As the semester went on, Lauro recommended McDermott take more P.E. classes, and then nudged her into maybe considering a minor in P.E., which she picked up as a junior.
When she reached her senior year, she knew she wanted to pursue coaching, but didn't quite know how. That spring, she had another conversation with Lauro. Down the street from USF — in the Richmond — Lauro said, was a small private school that needed a fifth-grade girls' volleyball coach: St. Thomas Apostle.
"I fell in love," McDermott said. "It changed my life."
The one-time sociology major (with a criminology minor) didn't realize, until Lauro advised her, that there was a professional path in women's athletics. They were growing, Lauro told her, and so were the opportunities.
"I think great teachers go out of their way to mentor students, and she's definitely one of those," McDermott said.
McDermott went from teaching P.E. at St. Thomas Apostle to becoming the school's athletic director, embarking on a collegiate volleyball coaching career before becoming an administrator, and eventually, the second female athletic director at USF, one of 39 female athletic directors in Division I sports.

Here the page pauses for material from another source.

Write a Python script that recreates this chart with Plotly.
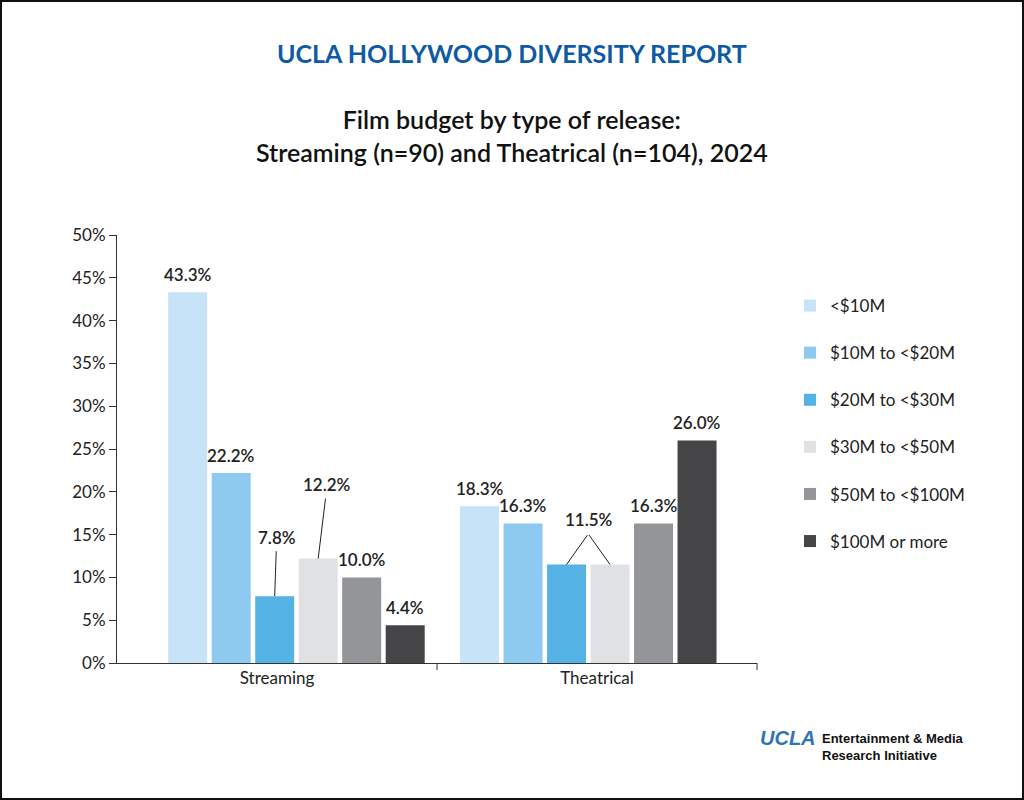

Most rewarding for Lauro is the fact that, now, women's intercollegiate athletics are now a part of everyday campus life.
"I see that the opportunity is taken for granted, which is pleasing. It's okay," she said. "What do I see now? An enormous Increase in ability and an opportunity to achieve achieve an opportunity to experience all the good things, the value of being a collegiate athlete. That's truly a profound experience that stays with them forever."